While with the Statesman, there were a few moments where her column, “Lizzen Up,” was considered controversial, sparking angry responses. One of those moments included a time when she wrote a piece about the toxic behavior of USU’s fraternities.

“I got a barrage of emails from angry fraternity and sorority members that were… well… not very Christlike,” she said. This experience helped Emery to strengthen her own beliefs though she “kind of enjoyed kicking the hornet’s nest.”

Another memorable moment was when she actually lost pay for her column. One of her articles caused the LDS Institute to threaten to remove all advertising and stop distributing the paper with Emery’s articles if they “continued to be so incendiary.” Emery received a warning to “tone down” her articles. It was shortly thereafter that the faculty at the Statesman called her in and told her she would not be receiving pay for her column. Emery said that while this experience “felt terrible” and she almost quit, she continued to write her column until she graduated; and she says she’s glad she did.

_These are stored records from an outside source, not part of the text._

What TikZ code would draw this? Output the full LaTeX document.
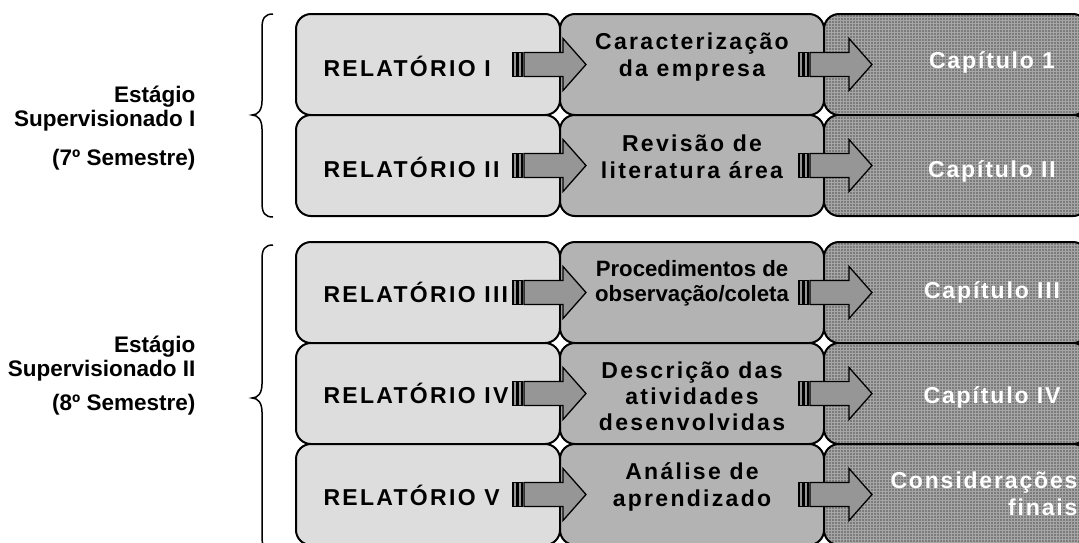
\documentclass[tikz,border=0pt]{standalone}
\usepackage{fontspec}
\setmainfont{Liberation Sans}
\newfontfamily\widefont[LetterSpace=10]{Liberation Sans}
\newfontfamily\capfont[LetterSpace=8]{Liberation Sans}
\usetikzlibrary{patterns}

\definecolor{relfill}{HTML}{DDDDDD}
\definecolor{temfill}{HTML}{B3B3B3}
\definecolor{capfill}{HTML}{7B7B7B}
\definecolor{capgrid}{HTML}{A6A6A6}
\definecolor{arrfill}{HTML}{969696}

\tikzset{
  box/.style={draw=black, line width=2pt, rounded corners=15pt,
    minimum width=264pt, minimum height=101pt, inner sep=0pt},
  relbox/.style={box, fill=relfill},
  tembox/.style={box, fill=temfill},
  capbox/.style={box, preaction={fill=capfill}, pattern=grid, pattern color=capgrid},
  reltext/.style={anchor=base west, font=\widefont\bfseries\fontsize{23}{27}\selectfont},
  temtext/.style={align=center, font=\widefont\bfseries\fontsize{23}{27}\selectfont},
  captext/.style={text=white, font=\capfont\bfseries\fontsize{23}{27}\selectfont},
  stagetext/.style={anchor=east, align=right, font=\bfseries\fontsize{22.5}{24}\selectfont},
  arrowpart/.style={draw=black, line width=1.3pt, fill=arrfill},
  brace/.style={draw=black, line width=1.5pt},
  striparrow/.pic={
    \draw[arrowpart] (0,-12) rectangle (3.5,12);
    \draw[arrowpart] (5,-12) rectangle (9,12);
    \draw[arrowpart] (11,-12) -- (50,-12) -- (50,-26) -- (73,0) -- (50,26)
      -- (50,12) -- (11,12) -- cycle;
  }
}

\begin{document}
\begin{tikzpicture}[x=1pt, y=-1pt]
\useasboundingbox (0,0) rectangle (1079,542);

% caixas
\node[relbox] (r1) at (428,64.5) {};
\node[relbox] (r2) at (428,165.5) {};
\node[relbox] (r3) at (428,292.5) {};
\node[relbox] (r4) at (428,393.5) {};
\node[relbox] (r5) at (428,494.5) {};
\node[tembox] (t1) at (692,64.5) {};
\node[tembox] (t2) at (692,165.5) {};
\node[tembox] (t3) at (692,292.5) {};
\node[tembox] (t4) at (692,393.5) {};
\node[tembox] (t5) at (692,494.5) {};
\node[capbox] (c1) at (956,64.5) {};
\node[capbox] (c2) at (956,165.5) {};
\node[capbox] (c3) at (956,292.5) {};
\node[capbox] (c4) at (956,393.5) {};
\node[capbox] (c5) at (956,494.5) {};

% setas
\foreach \i in {1,...,5}{
  \path (r\i.east) ++(-48,0) pic {striparrow};
  \path (t\i.east) ++(-26,0) pic {striparrow};
}

% textos
\node[reltext] (rl1) at (320,76) {RELATÓRIO I};
\node[reltext] (rl2) at (320,177) {RELATÓRIO II};
\node[reltext] (rl3) at (320,302) {RELATÓRIO III};
\node[reltext] (rl4) at (320,403) {RELATÓRIO IV};
\node[reltext] (rl5) at (320,505) {RELATÓRIO V};

\node[temtext] (tl1) at (692,57) {Caracterização\\da empresa};
\node[temtext] (tl2) at (692,156.5) {Revisão de\\literatura área};
\node[temtext, font=\bfseries\fontsize{22.2}{25}\selectfont] (tl3) at (692,283) {Procedimentos de\\observação/coleta};
\node[temtext, font=\widefont\bfseries\fontsize{23}{26}\selectfont] (tl4) at (692,396) {Descrição das\\atividades\\desenvolvidas};
\node[temtext] (tl5) at (692,487) {Análise de\\aprendizado};

\node[captext, anchor=base] (cl1) at (992,68) {Capítulo 1};
\node[captext, anchor=base] (cl2) at (992,177) {Capítulo II};
\node[captext, anchor=base] (cl3) at (992,298) {Capítulo III};
\node[captext, anchor=base] (cl4) at (992,403) {Capítulo IV};
\node[captext, anchor=east, align=right] (cl5) at (1081,494) {Considerações\\finais};

\node[stagetext] (s1) at (199,128) {Estágio\\Supervisionado I\\[15pt](7º Semestre)};
\node[stagetext] (s2) at (199,376) {Estágio\\Supervisionado II\\[10pt](8º Semestre)};

% chaves
\draw[brace] (273,14) .. controls (265,14) and (262,18) .. (262,28) -- (262,101)
  .. controls (262,110) and (258,115) .. (252,115)
  .. controls (258,115) and (262,120) .. (262,129) -- (262,203)
  .. controls (262,213) and (265,217) .. (273,217);
\draw[brace] (273,245) .. controls (265,245) and (262,249) .. (262,259) -- (262,384)
  .. controls (262,393) and (258,398) .. (252,398)
  .. controls (258,398) and (262,403) .. (262,412) -- (262,537)
  .. controls (262,547) and (265,551) .. (273,551);
\end{tikzpicture}
\end{document}
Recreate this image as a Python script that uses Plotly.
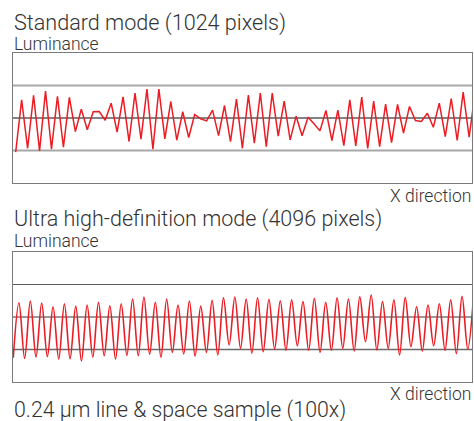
import plotly.graph_objects as go

# ---------------- data ----------------
# Standard mode (1024 pixels): luminance samples (0-100 scale)
std_luminance = [
    23.7, 64.0, 26.7, 67.4, 24.7, 70.7, 26.0, 66.6, 27.5, 65.8,
    39.6, 56.8, 40.9, 54.8, 55.0, 48.3, 61.4, 39.1, 66.3, 31.9,
    69.2, 33.7, 72.2, 26.0, 72.2, 33.9, 62.7, 32.9, 54.8, 35.0,
    52.7, 49.4, 47.8, 56.0, 36.5, 59.6, 31.9, 64.5, 26.7, 67.6,
    30.6, 69.2, 28.0, 69.2, 36.0, 63.0, 33.2, 51.4, 36.3, 50.6,
    45.5, 40.1, 55.8, 32.7, 56.0, 28.8, 64.0, 28.5, 66.1, 26.7,
    63.0, 28.0, 60.7, 31.1, 60.4, 38.3, 58.9, 48.1, 47.3, 53.7,
    42.9, 61.4, 35.7, 65.0, 32.7, 69.9, 35.2, 69.7,
]
std_x = list(range(len(std_luminance)))

# Ultra high-definition mode (4096 pixels): luminance extremes (0-100 scale)
uhd_luminance = [
    18.7, 61.0, 18.2, 62.3, 19.2, 60.8, 19.5, 57.9, 17.7, 60.2,
    17.9, 58.4, 16.2, 59.2, 19.2, 61.3, 20.2, 58.7, 17.7, 60.2,
    20.5, 63.8, 20.2, 65.4, 21.3, 61.3, 19.0, 63.8, 22.8, 59.2,
    21.5, 62.3, 20.0, 58.4, 22.8, 62.8, 20.8, 64.8, 28.5, 65.4,
    25.9, 63.8, 22.1, 64.8, 23.3, 63.6, 25.4, 62.5, 24.4, 63.3,
    27.9, 61.8, 24.4, 64.4, 22.8, 61.3, 24.4, 64.8, 25.9, 63.8,
    23.8, 65.5, 31.0, 66.9, 24.6, 61.8, 25.9, 63.3, 20.8, 65.1,
    27.2, 57.9, 23.8, 59.2, 27.9, 60.2, 24.4, 63.3, 21.8, 65.9,
    25.4, 64.8,
]
uhd_x = list(range(len(uhd_luminance)))

ref_levels = [25, 50, 75]

titles = ["Standard mode (1024 pixels)", "Ultra high-definition mode (4096 pixels)"]
y_label = "Luminance"
x_label = "X direction"
caption = "0.24 µm line & space sample (100x)"

# ---------------- figure ----------------
W, H = 474, 421
RED = "#ec1c24"
TXT = "#333333"
FONT = "Roboto"

def py(p):
    return 1 - p / H

def px(p):
    return p / W

fig = go.Figure()
fig.add_trace(go.Scatter(x=std_x, y=std_luminance, mode="lines",
                         line=dict(color=RED, width=1.5), xaxis="x", yaxis="y",
                         showlegend=False, hoverinfo="skip"))
fig.add_trace(go.Scatter(x=uhd_x, y=uhd_luminance, mode="lines",
                         line=dict(color=RED, width=1.6, shape="spline", smoothing=1.0),
                         xaxis="x2", yaxis="y2", showlegend=False, hoverinfo="skip"))

axis_common = dict(showgrid=False, zeroline=False, showticklabels=False, ticks="",
                   showline=True, mirror=True, linecolor="#7a7a7a", linewidth=1)

fig.update_layout(
    width=W, height=H,
    margin=dict(l=0, r=0, t=0, b=0),
    paper_bgcolor="white", plot_bgcolor="white",
    font=dict(family=FONT, color=TXT),
    xaxis=dict(domain=[px(13), px(472)], range=[-0.45, 76.48], anchor="y", **axis_common),
    yaxis=dict(domain=[py(183), py(53)], range=[0, 100], anchor="x", **axis_common),
    xaxis2=dict(domain=[px(13), px(472)], range=[-0.05, 80.75], anchor="y2", **axis_common),
    yaxis2=dict(domain=[py(382), py(252)], range=[0, 100], anchor="x2", **axis_common),
)

# reference lines
styles_top = {25: ("#a8a8a8", 2), 50: ("#5a5a5a", 1.3), 75: ("#a8a8a8", 2)}
styles_bot = {25: ("#6a6a6a", 1.5), 50: ("#9a9a9a", 2), 75: ("#5a5a5a", 1.1)}
for lvl in ref_levels:
    c, w = styles_top[lvl]
    fig.add_shape(type="line", xref="x domain", yref="y", x0=0, x1=1, y0=lvl, y1=lvl,
                  line=dict(color=c, width=w), layer="below")
    c, w = styles_bot[lvl]
    fig.add_shape(type="line", xref="x2 domain", yref="y2", x0=0, x1=1, y0=lvl, y1=lvl,
                  line=dict(color=c, width=w), layer="below")

def label(text, xpix, ypix, size, anchor="left"):
    fig.add_annotation(text=text, xref="paper", yref="paper", x=px(xpix), y=py(ypix),
                       xanchor=anchor, yanchor="middle", showarrow=False,
                       font=dict(size=size, color=TXT, family=FONT, weight=300),
                       borderpad=0)

label(titles[0], 13, 23.5, 21.6)
label(y_label, 13, 43.5, 17.5)
label(x_label, 472, 195.5, 17.5, anchor="right")
label(titles[1], 13, 219.5, 21.5)
label(y_label, 13, 241, 17.5)
label(x_label, 472, 393.5, 17.5, anchor="right")
label(caption, 13, 410, 21.3)

fig.write_html(
    "out.html",
    config={"displayModeBar": False},
    post_script="document.body.style.margin='0';document.body.style.overflow='hidden';",
)
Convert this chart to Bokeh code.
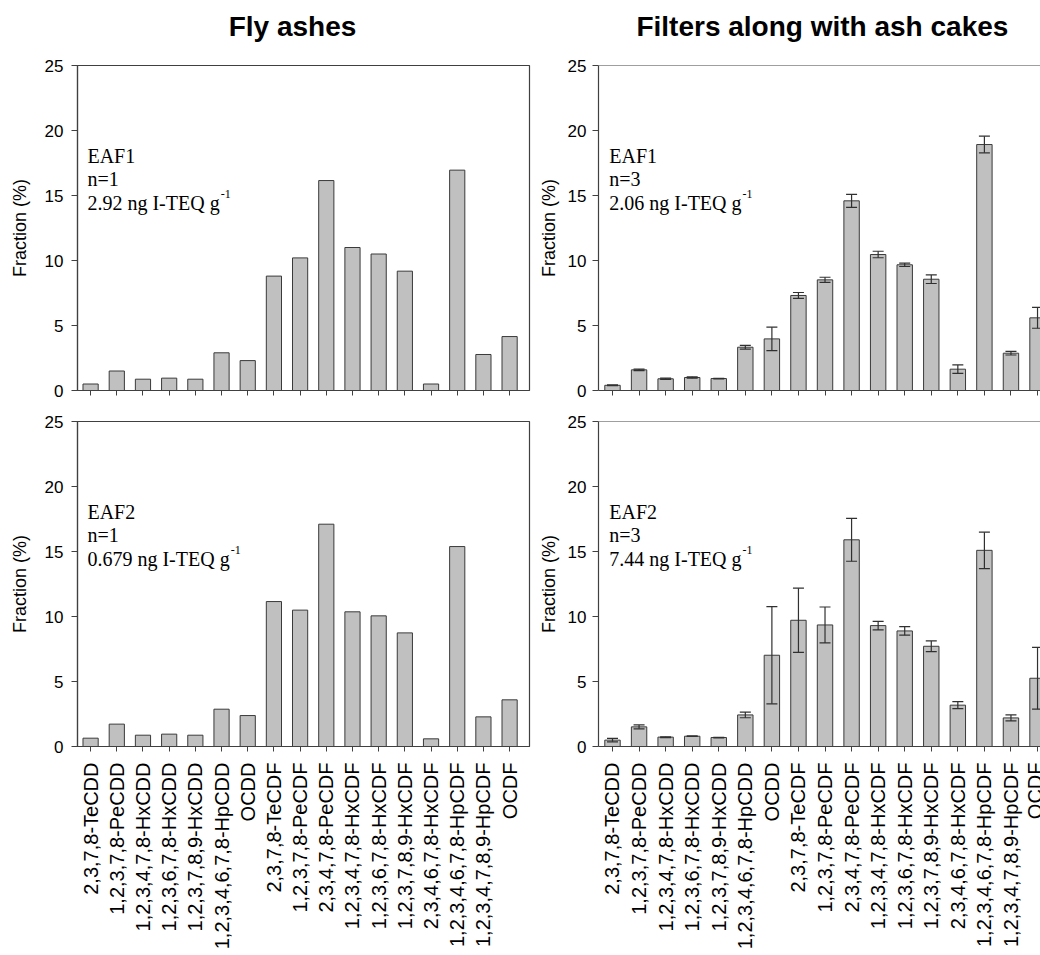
from bokeh.plotting import figure
from bokeh.models import (Range1d, FixedTicker, Label, Whisker, TeeHead,
                          ColumnDataSource, Span)
from bokeh.layouts import column, row
from bokeh.embed import file_html
from bokeh.resources import INLINE
import math

# ---------------- data ----------------
congeners = ["2,3,7,8-TeCDD", "1,2,3,7,8-PeCDD", "1,2,3,4,7,8-HxCDD",
             "1,2,3,6,7,8-HxCDD", "1,2,3,7,8,9-HxCDD", "1,2,3,4,6,7,8-HpCDD",
             "OCDD", "2,3,7,8-TeCDF", "1,2,3,7,8-PeCDF", "2,3,4,7,8-PeCDF",
             "1,2,3,4,7,8-HxCDF", "1,2,3,6,7,8-HxCDF", "1,2,3,7,8,9-HxCDF",
             "2,3,4,6,7,8-HxCDF", "1,2,3,4,6,7,8-HpCDF", "1,2,3,4,7,8,9-HpCDF",
             "OCDF"]

fly_eaf1 = [0.5, 1.5, 0.87, 0.95, 0.87, 2.9, 2.3, 8.8, 10.2, 16.15,
            11.0, 10.5, 9.18, 0.5, 16.95, 2.77, 4.15]
fly_eaf2 = [0.64, 1.72, 0.87, 0.95, 0.87, 2.87, 2.38, 11.15, 10.49, 17.1,
            10.36, 10.05, 8.74, 0.59, 15.38, 2.28, 3.59]

filt_eaf1 = [0.4, 1.59, 0.9, 1.0, 0.92, 3.33, 3.97, 7.31, 8.51, 14.59,
             10.46, 9.67, 8.56, 1.64, 18.92, 2.87, 5.59]
filt_eaf1_err = [0.03, 0.06, 0.05, 0.05, 0.02, 0.14, 0.9, 0.23, 0.2, 0.5,
                 0.25, 0.13, 0.33, 0.33, 0.64, 0.14, 0.8]
filt_eaf2 = [0.49, 1.51, 0.72, 0.79, 0.69, 2.43, 7.02, 9.71, 9.35, 15.9,
             9.3, 8.89, 7.71, 3.18, 15.09, 2.2, 5.25]
filt_eaf2_err = [0.13, 0.15, 0.03, 0.02, 0.02, 0.22, 3.74, 2.47, 1.38, 1.65,
                 0.33, 0.33, 0.41, 0.27, 1.4, 0.23, 2.38]

y_ticks = [0, 5, 10, 15, 20, 25]
titles = ["Fly ashes", "Filters along with ash cakes"]
notes = {
    "tl": ["EAF1", "n=1", "2.92 ng I-TEQ g"],
    "tr": ["EAF1", "n=3", "2.06 ng I-TEQ g"],
    "bl": ["EAF2", "n=1", "0.679 ng I-TEQ g"],
    "br": ["EAF2", "n=3", "7.44 ng I-TEQ g"],
}
sup_text = "-1"

# ---------------- style ----------------
AX = "#404040"
BAR_FILL = "#c0c0c0"
BAR_LINE = "#3a3a3a"
SANS = "Liberation Sans"
SERIF = "Liberation Serif"
STRIP_H = 50

# approx Times advance widths (em) for superscript placement
_tw = {"0": .5, "1": .5, "2": .5, "3": .5, "4": .5, "5": .5, "6": .5, "7": .5,
       "8": .5, "9": .5, ".": .25, " ": .25, "n": .5, "g": .5, "I": .333,
       "-": .333, "T": .611, "E": .611, "Q": .722}


def twidth(s, size):
    return sum(_tw.get(c, .5) for c in s) * size


def geom(right):
    if right:
        return Range1d(-0.527, 16.30), 447, 58, 0
    return Range1d(-0.5, 16.76), 452, 77, 6


def title_strip(text, right, xr, center_x):
    _, fw, mbl, mbr = geom(right)
    s = figure(x_range=xr, y_range=Range1d(0, 1), frame_width=fw,
               frame_height=STRIP_H, output_backend="svg",
               toolbar_location=None, x_axis_location=None,
               y_axis_location=None, min_border_left=mbl,
               min_border_right=mbr, min_border_top=0, min_border_bottom=0,
               background_fill_color="white", border_fill_color="white")
    s.grid.visible = False
    s.outline_line_color = None
    s.add_layout(Label(x=center_x, y=0.48, text=text, text_font=SANS,
                       text_font_style="bold", text_font_size="28px",
                       text_color="black", text_align="center",
                       text_baseline="alphabetic"))
    return s


def panel(values, errs, key, right=False, bottom=False):
    x = list(range(len(congeners)))
    xr, fw, mbl, mbr = geom(right)
    if bottom:
        mbt = 16 if right else 13
        mbb = 209 if right else 212
    else:
        mbt, mbb = 65 - STRIP_H, 15
    p = figure(x_range=xr, y_range=Range1d(0, 25), frame_width=fw,
               frame_height=325, output_backend="svg", toolbar_location=None,
               min_border_left=mbl, min_border_right=mbr,
               min_border_top=mbt, min_border_bottom=mbb,
               background_fill_color="white", border_fill_color="white")
    p.grid.visible = False
    if right:
        p.outline_line_color = None
        p.add_layout(Span(location=25, dimension="width", line_color=AX,
                          line_width=1.2))
    else:
        p.outline_line_color = AX
        p.outline_line_width = 1.2

    src = ColumnDataSource(dict(x=x, top=values))
    p.vbar(x="x", top="top", bottom=0, width=0.58, source=src,
           fill_color=BAR_FILL, line_color=BAR_LINE, line_width=1)

    if errs is not None:
        esrc = ColumnDataSource(dict(
            base=x,
            upper=[v + e for v, e in zip(values, errs)],
            lower=[v - e for v, e in zip(values, errs)]))
        p.add_layout(Whisker(
            base="base", upper="upper", lower="lower", source=esrc,
            level="overlay",
            line_color="#303030", line_width=1.2,
            upper_head=TeeHead(size=11, line_color="#303030", line_width=1.2),
            lower_head=TeeHead(size=11, line_color="#303030", line_width=1.2)))

    # axes
    p.xaxis.ticker = FixedTicker(ticks=x)
    p.xaxis.minor_tick_line_color = None
    p.xaxis.major_tick_in = 0
    p.xaxis.major_tick_out = 5
    p.xaxis.axis_line_color = AX
    p.xaxis.axis_line_width = 1.2
    p.xaxis.major_tick_line_color = AX
    if bottom:
        p.xaxis.major_label_overrides = {i: c for i, c in enumerate(congeners)}
        p.xaxis.major_label_orientation = math.pi / 2
        p.xaxis.major_label_text_font = SANS
        p.xaxis.major_label_text_font_size = "20px"
        p.xaxis.major_label_text_color = "black"
        p.xaxis.major_label_standoff = 11
    else:
        p.xaxis.major_label_overrides = {i: "" for i in x}
        p.xaxis.major_label_text_font_size = "1px"
        p.xaxis.major_label_standoff = 0

    p.yaxis.ticker = FixedTicker(ticks=y_ticks)
    p.yaxis.minor_tick_line_color = None
    p.yaxis.major_tick_in = 0
    p.yaxis.major_tick_out = 6
    p.yaxis.axis_line_color = AX
    p.yaxis.axis_line_width = 1.2
    p.yaxis.major_tick_line_color = AX
    p.yaxis.major_label_text_font = SANS
    p.yaxis.major_label_text_font_size = "17px"
    p.yaxis.major_label_text_color = "black"
    p.yaxis.major_label_standoff = 6 if right else 8
    p.yaxis.axis_label = "Fraction (%)"
    p.yaxis.axis_label_text_font = SANS
    p.yaxis.axis_label_text_font_style = "normal"
    p.yaxis.axis_label_text_font_size = "18px"
    p.yaxis.axis_label_text_color = "black"
    p.yaxis.axis_label_standoff = 6 if right else 12

    # annotation text
    lines = notes[key]
    ys = [18.05, 16.25, 14.45]
    for t, yy in zip(lines, ys):
        p.add_layout(Label(x=-0.12, y=yy, text=t, text_font=SERIF,
                           text_font_size="20px", text_color="black",
                           text_baseline="alphabetic", text_align="left"))
    p.add_layout(Label(x=-0.12, y=ys[2], text=sup_text, text_font=SERIF,
                       text_font_size="12px", text_color="black",
                       x_offset=twidth(lines[2], 20) + 1, y_offset=9,
                       text_baseline="alphabetic", text_align="left"))
    return p


p_tl = panel(fly_eaf1, None, "tl")
p_tr = panel(filt_eaf1, filt_eaf1_err, "tr", right=True)
p_bl = panel(fly_eaf2, None, "bl", bottom=True)
p_br = panel(filt_eaf2, filt_eaf2_err, "br", right=True, bottom=True)

s_l = title_strip(titles[0], False, p_tl.x_range, 7.71)
s_r = title_strip(titles[1], True, p_tr.x_range, 8.09)

layout = column(row(s_l, s_r), row(p_tl, p_tr), row(p_bl, p_br))

open("out.html", "w").write(file_html(layout, INLINE))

Some of the things that are the same as when she worked with the Utah Statesman are her interests in discussion, debate, and the conservative social environment here at USU. However, Emery says she is more patient and mature now than when she worked at the Statesman. She is older and says she is “hopefully a little wiser.” The biggest change at USU has been all of the new buildings popping up all over campus.

After graduating, Emery moved to Chicago and worked various jobs. She discovered that she loves to travel and traveled to eight countries in two years. Last year, Emery moved back to Salt Lake City so that she could be closer to her family and to pursue a master’s degree in teaching secondary language arts. Right now, Emery is “finishing up school, teaching, and applying for a Fulbright ETA grant to Mexico, where I spent the summer of 2018 teaching English and taking intensive Spanish lessons.”

One of the most important things she has learned is “to never be afraid to switch course if you realize you’re going in the wrong direction. Life is full of weird twists and turns, and you’ll get more out of it if you can be flexible and take advantage of your talents and passions in a way that continues serving you in new, fresh ways.”